Over the years I have shared many tidbits about Color BASIC.
This is another one.
A recent post by Juan Castro to the Groups.IO Color Computer mailing list caught my attention, mostly because he called me out by name in the subject line:
https://groups.io/g/ColorComputer/message/312
Color BASIC variable name limits
As a reminder, Color BASIC allows 1 or 2 character variable names. They must start with a letter (A-Z) and the second character can be either letter (A-Z) or number (A-0). BUT, the BASIC interpreter does let you type longer names for variables, but it only honors the first two characters.

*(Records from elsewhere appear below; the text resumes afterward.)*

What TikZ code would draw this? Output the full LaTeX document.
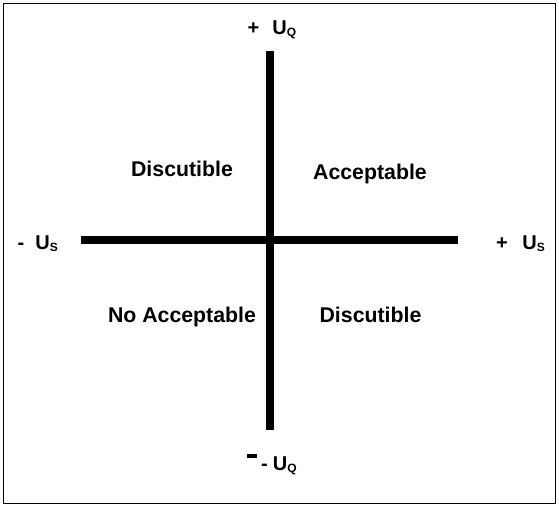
\documentclass[tikz,border=0pt]{standalone}
\usepackage{fontspec}
\setmainfont{Liberation Sans}
\begin{document}
\begin{tikzpicture}[x=1bp,y=1bp,
  quad/.style={anchor=base,inner sep=0pt,font=\fontsize{21.3bp}{25bp}\selectfont\bfseries},
  axlab/.style={anchor=base west,inner sep=0pt,font=\fontsize{20bp}{24bp}\selectfont\bfseries},
  axis/.style={line width=8.5bp}]
\useasboundingbox (0,0) rectangle (559,507);
\draw[line width=1.6bp] (3.5,3.5) rectangle (555.5,503.5);
% axes
\coordinate (hl) at (81,267);
\coordinate (hr) at (458,267);
\coordinate (vt) at (270,456);
\coordinate (vb) at (270,77);
\draw[axis] (hl) -- (hr);
\draw[axis] (vt) -- (vb);
% quadrant labels
\node[quad] (tl) at (182,330) {Discutible};
\node[quad] (tr) at (370,327) {Acceptable};
\node[quad] (bl) at (182,184) {No Acceptable};
\node[quad] (br) at (370.5,184) {Discutible};
% axis labels
\node[axlab] (uqp) at (247.5,472) {+\hspace{13bp}U\raisebox{-1.5bp}{\fontsize{12bp}{12bp}\selectfont Q}};
\node[axlab] (usp) at (496,257) {+\hspace{14.5bp}U\raisebox{-1.5bp}{\fontsize{12bp}{12bp}\selectfont S}};
\node[axlab] (usm) at (17.5,257) {-\hspace{11bp}U\raisebox{-1.5bp}{\fontsize{12bp}{12bp}\selectfont S}};
\node[axlab] (uqm) at (261,36) {-\hspace{5bp}U\raisebox{-1.5bp}{\fontsize{12bp}{12bp}\selectfont Q}};
\fill (246.7,49) rectangle (256.7,52.5);
\end{tikzpicture}
\end{document}
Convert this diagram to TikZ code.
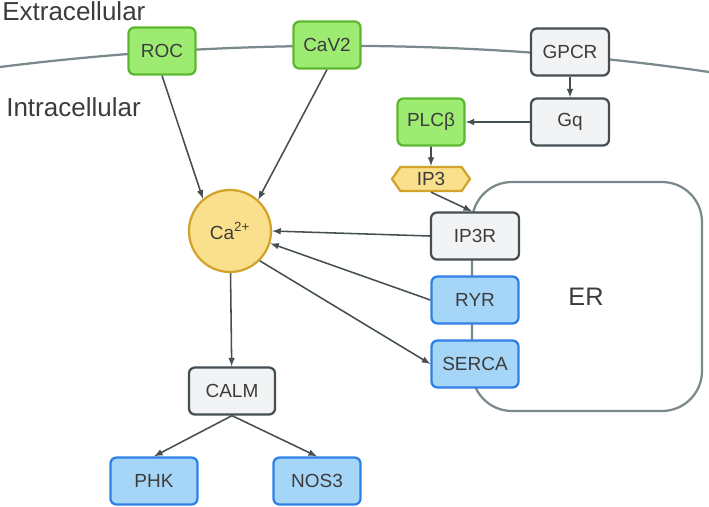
\documentclass[tikz,border=0pt]{standalone}
\usepackage{fontspec}
\setmainfont{Liberation Sans}
\usetikzlibrary{shapes.symbols}
\definecolor{grnfill}{HTML}{9EEB72}
\definecolor{grnline}{HTML}{5CB82E}
\definecolor{gryfill}{HTML}{F1F3F5}
\definecolor{gryline}{HTML}{454F53}
\definecolor{blufill}{HTML}{A6D6F7}
\definecolor{bluline}{HTML}{2E7FE6}
\definecolor{ylwfill}{HTML}{FAE08C}
\definecolor{ylwline}{HTML}{D2A32A}
\definecolor{membr}{HTML}{7A898C}
\definecolor{txt}{HTML}{3C3C3C}
\tikzset{
	prot/.style={
			draw, rounded corners=0.15cm, line width=1.6pt,
			minimum height=1.175cm, minimum width=#1,
			text=txt, font=\fontsize{13.5}{16}\selectfont
		},
	pgreen/.style={prot=1.675cm, fill=grnfill, draw=grnline},
	pgray/.style={prot=#1, fill=gryfill, draw=gryline},
	pblue/.style={prot=2.175cm, fill=blufill, draw=bluline},
	link/.style={color=gryline, line width=1.1pt, -latex},
	region/.style={text=txt, font=\fontsize{18.5}{20}\selectfont, inner sep=0pt}
}

\begin{document}
\begin{tikzpicture}[x=0.025cm,y=-0.025cm]
		\useasboundingbox (0,0) rectangle (709,506);
		% cell membrane and ER
		\draw [color=membr,line width=1.6pt] (0,67) .. controls (230,38) and (480,38) .. (709,72);
		\draw [color=membr,line width=1.6pt,rounded corners=1cm] (472,182) rectangle (702,411);
		\node [region,anchor=west] (extra) at (2,11) {Extracellular};
		\node [region,anchor=west] (intra) at (6,107) {Intracellular};
		\node [region,font=\fontsize{18}{20}\selectfont] (er) at (586,297) {ER};

		\node [pgreen] (roc) at (162,51) {ROC};
		\node [pgreen] (cav) at (327,45) {CaV2};
		\node [pgray=1.95cm] (gpcr) at (570,52) {GPCR};
		\node [pgray=1.95cm] (gq) at (570,122) {Gq};
		\node [pgreen] (plc) at (431,122) {PLCβ};
		\node [signal, signal to=east and west, signal pointer angle=110,
			fill=ylwfill, draw=ylwline, line width=1.6pt, text=txt,
			font=\fontsize{13.5}{16}\selectfont, minimum width=1.95cm,
			minimum height=0.6cm, inner sep=0.5pt] (ip3) at (431,179) {IP3};
		\node [pgray=2.2cm] (ip3r) at (475,236) {IP3R};
		\node [pblue] (ryr) at (475,300) {RYR};
		\node [pblue] (serca) at (475,364) {SERCA};
		\node [circle, fill=ylwfill, draw=ylwline, line width=1.6pt, text=txt,
			font=\fontsize{13.5}{16}\selectfont, minimum size=2.05cm] (ca) at (230,231) {Ca\textsuperscript{2+}};
		\node [pgray=2.15cm] (calm) at (232,391) {CALM};
		\node [pblue] (phk) at (154,481) {PHK};
		\node [pblue] (nos) at (317,481) {NOS3};

		\draw [link] (roc.south) -- (ca.130);
		\draw [link] (cav.south) -- (ca.48);
		\draw [link] (gpcr) -- (gq);
		\draw [link] (gq) -- (plc);
		\draw [link] (plc) -- (ip3);
		\draw [link] (ip3.south) -- ([xshift=-0.075cm]ip3r.north);
		\draw [link] (ip3r.west) -- (ca.east);
		\draw [link] (ryr.west) -- (ca.-17);
		\draw [link] (ca.-45) -- (serca.west);
		\draw [link] (ca) -- (calm);
		\draw [link] (calm.south) -- (phk.north);
		\draw [link] (calm.south) -- (nos.north);
	\end{tikzpicture}
\end{document}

Here is a screenshot from a past blog post here (which I’d link to if I was not so lazy):

This is a reminder that, if you try to use variables longer than two characters, you have to make sure you always keep the first two characters unique since “LONGVARIABLE” and “LOST” and “LO” are all the same variable to BASIC.
…but not all variable name limits are the same.
To break the rule I just said, in Color BASIC, some variable names are forbidden. A forbidden variable is one you cannot use because it is already reserved for a keyword or token. For example, FOR is a keyword:roar
FOR I=1 TO 10
PRINT I
NEXT I
Because of this, even though BASIC only honors the first two characters of a variable name, you still cannot use “FOR” as a variable.
FOR=42
?SN ERROR
But you can use “FO”, since that is not long enough to be recognized as a BASIC token or keyword.
FO=42
PRINT FO
42
There are a number of two-character tokens, such as “TO” in the FOR/NEXT statement (“FOR I=1 TO 10”), and “AS” in the Disk BASIC FIELD statement (“FIELD #1,5 AS A$”), as well as “FN” which is used in DEF FN.
AS=42
?SN ERROR
FN=42
?SN ERROR
TO=42
?SN ERROR
This means if you wrote something for Color BASIC or Extended Color BASIC that uses “AS” as a variable, that would not work under Disk Extended Color BASIC.
BASIC ignores spaces
In recent years, someone pointed me to the fact that when scanning a BASIC line (either type in directly or when parsing a line of code in a program), spaces get ignored by the scanner. This means:
N M = 42
PRINT N M
42
That one surprised me when I learned it. This is probably why, when printing two variables, a semicolon is required between them:
N = 10
M = 20
PRINT N;M
10 20
And if you had done this (remember to CLEAR between these tests so variables are erased each time):
N = 10
M = 20
NM = 30
PRINT N M
30
PRINT N;M;N M
10 20 30
By the way, if you have ever wondered about that space printed in front of numeric variables when you do things like “PRINT X”, I covered why this happens in an earlier blog and included a simple patch to BASIC that removes that feature.
How to turn a forbidden variable into a non-forbidden one for fun and profit
Well, Juan Casto showed that using this “BASIC ignores spaces” quirk as a way to use forbidden variables. From his post:

Now it seems obvious. BASIC’s interpreter looks for keywords like “FOR” and will not recognize “F O R” or “FO R” as that token. The detokenizer honors the spaces.
But when it comes to variables, the spaces are ignored by the parser, so “T O” will not match as a token for “TO”, but will be processed as a variable “TO”.
Go figure.
Admittedly, space in two-character variable names look silly, but now I can finally update my old *ALLRAM* BBS to use the variable “TO$” for who a message is to:
FR$="ALLEN HUFFMAN"
T O$="JUAN CASTRO"
SB$="THAT'S REALLY COOL"
Though why would you want to do that… (Please click on that link. That’s a web domain I own… ;)
Not invented here
I suspect this was discovered by the early pioneers of BASIC, likely soon after the original Color Computer was released in 1980. If you know of a reference to this behavior from some early newsletter or magazine article, please let me know.
And as to Juan … thanks for sending me down a BASIC rabbit hole again…
Until next time…

I’ve made it my mission to mercilessly drag you into any and all Color BASIC rabbit holes I find myself into. There will be more, I promise.
“(…) This means if you wrote something for Color BASIC or Extended Color BASIC that uses ‘AS’ as a variable, that would not work under Disk Extended Color BASIC.”
Sorta. If the working program with the AS variable was saved to cassette and then CLOAD’ed in a Disk BASIC machine, I believe it would still work. You could even edit BASIC lines that DON’T use that variable, save it to disk (NOT with the ,A qualifier) and it would STILL work.
Disclaimer: I haven’t tested any of the above.